Demikian salah satu peranan Umar sehubungan dengan beberapa persoalan umat Islam secara umum sebelum ada ketentuan wahyu. Mengenai hubungan dengan Rasulullah secara pribadi dalam pandangan Umar bukan tidak sama dengan segala urusan Muslimin yang lain.
Oleh karenanya tidak segan-segan ia membicarakannya dengan Nabi. Bukhari menyebutkan dengan mengacu kepada Aisyah yang mengatakan: Umar berkata kepada Rasulullah Sallalldhu 'alaihi wa sallam: "Pasangkan hijablah untuk istri-istrimu. Tetapi Nabi tidak melakukan nya. Ketika itu istri-istri Nabi malam-malam pergi ke tempat-tempat orang buang air. Suatu ketika Umar bin Khattab melihat Saudah binti Zam'ah sosok perempuan ini tinggi maka kata Umar: saya mengenal Anda, Saudah. Harapannya supaya memakai hijab, maka Allah menurunkan ayat hijab." Disebutkan bahwa Umar berkata: "Rasulullah, yang datang kepada Anda ada orang yang baik, ada yang jahat. Sebaiknya para Ummul-mu'minin ('Ibu orang-orang beriman') suruh memakai hijab." Ayat hijab seperti firman Allah ini: "Wahai istri-istri Nabi!

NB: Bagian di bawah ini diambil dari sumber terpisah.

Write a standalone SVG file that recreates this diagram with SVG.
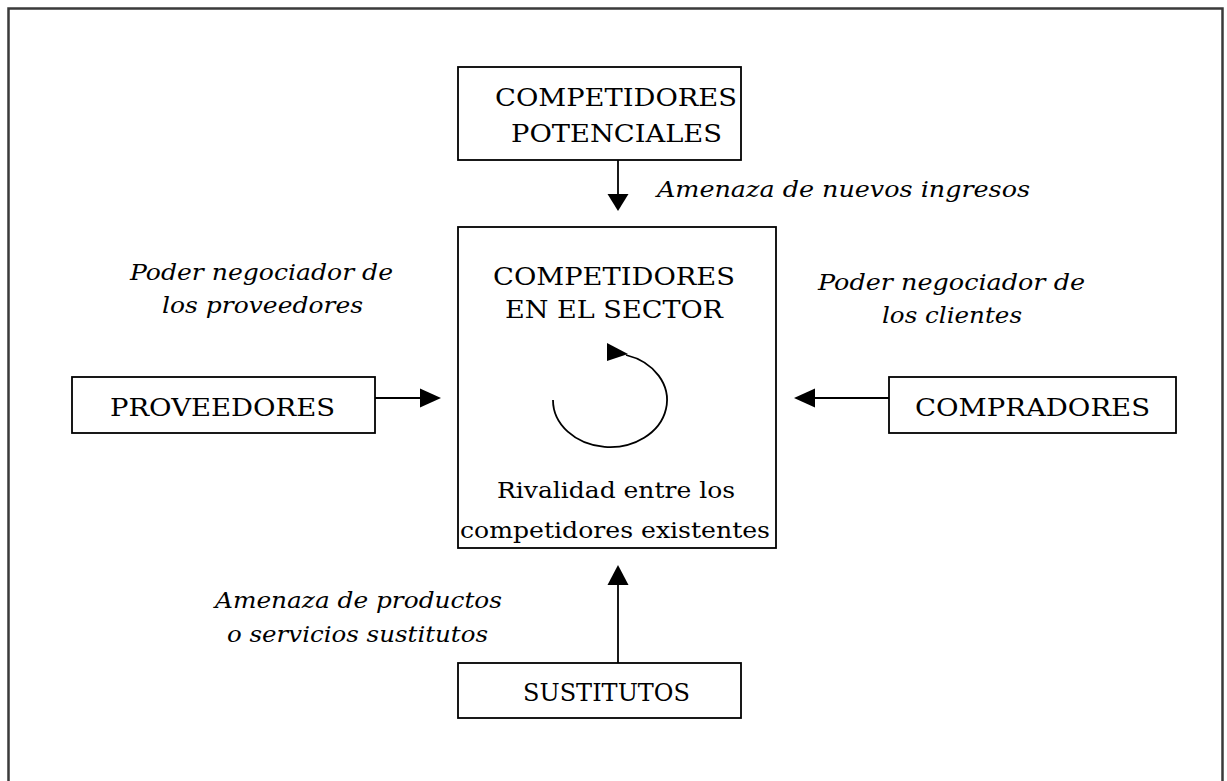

Kamu tidak seperti perempuan lain mana pun; jika kamu bertakwa, janganlah terlalu lunak bicara, supaya orang yang ada penyakit di dalam hatinya, tidak bangkit nafsunya; tapi bicaralah dengan katakata yang baik. Dan tinggallah di rumah kamu dengan tenang, dan janganlah memamerkan diri seperti orang jahiliah dulu; dirikanlah salat dan keluarkanlah zakat, dan taatlah kepada Allah dan Rasul-Nya; Allah hanya hendak menghilangkan segala yang nista dari kamu, ahli bait, dan membuat kamu benar-benar suci dan bersih." (Qur'an, 33:32-33). Dan firman-Nya lagi: "Wahai Nabi! katakanlah kepada istriistrimu, putri-putrimu dan perempuan-perempuan beriman, agar mereka mengenakan jilbab (bila keluar), supaya mereka lebih mudah dikenal dan tidak diganggu. Allah Maha Pengampun, Maha Pengasih." (Qur'an, 33:59).